Design of Synchronization Accelerator in HPC Computing Node

  • 摘要: 随着GPU等加速部件在超级计算领域的广泛应用,超级计算机单个节点的硬件并行度比单核时代高几倍甚至几十倍。在该环境下,并行应用于单个芯片、计算节点内和计算节点间的通信密度较单核时代急剧增加,通信瓶颈问题愈发突出。为应对高并行度带来的通信瓶颈问题,提出一种同步引擎的硬件设计,该同步引擎可有效地支持和加速计算节点内多任务间频繁小数据量传输(细粒度同步)以及计算节点内和节点间的Barrier、All-reduce集合操作,进而加速并行应用的性能。测试结果表明,在16进程规模下的集合操作测试中,同步引擎相比传统的软件实现有约4倍的加速,在三角矩阵分解(LU分解)测试程序中可以获得约20%的性能提升。


    Abstract: With the widely use of acceleration devices, hardware parallelism of single hybrid programming computer (HPC) node has increased many. As a result, both on-chip communication and inter-node communication become more and more frequently. Apparently, communication is becoming the bottleneck of system performance. This paper proposes a design of hardware module called synchronization accelerator to accelerate synchronization communication patterns.

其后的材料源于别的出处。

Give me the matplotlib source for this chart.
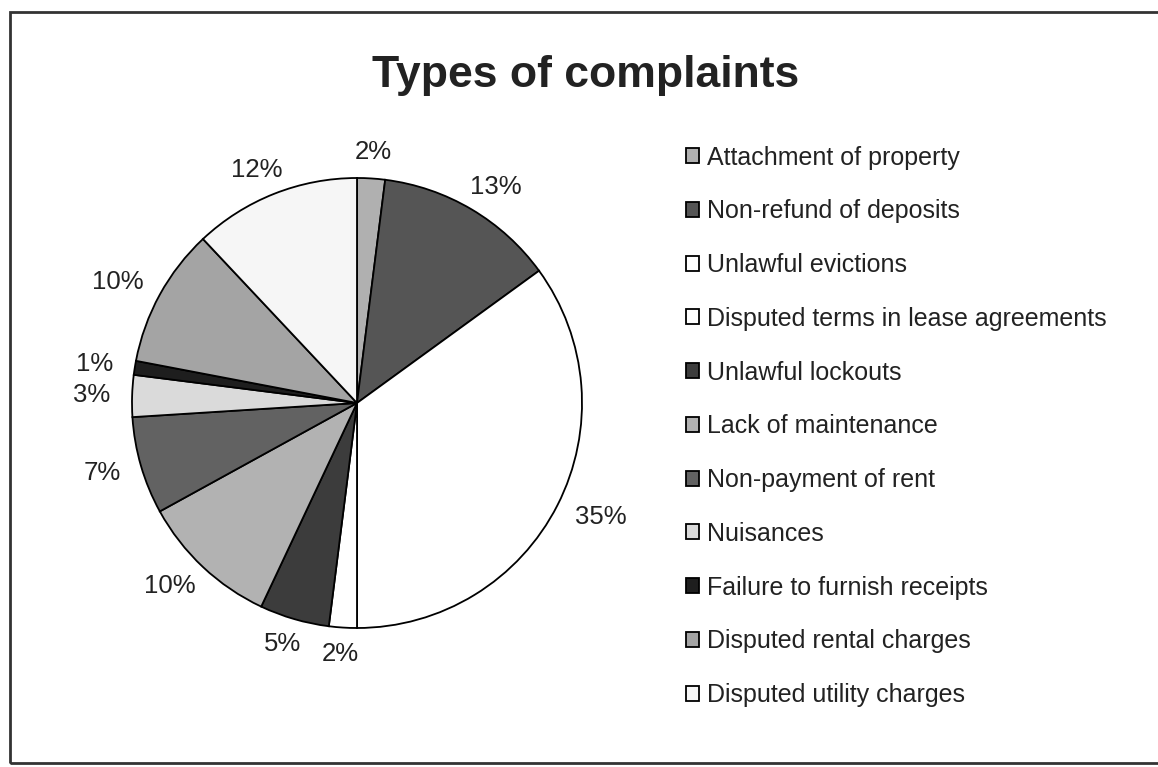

These patterns include fine-grain synchronization, barrier, and all-reduce. At the scale of 16 processes, synchronization accelerator can achieve about 4 times speedup than software-based collective operations. Also, the performance of benchmark LU can achieve 20% improvement with the use of synchronization accelerator.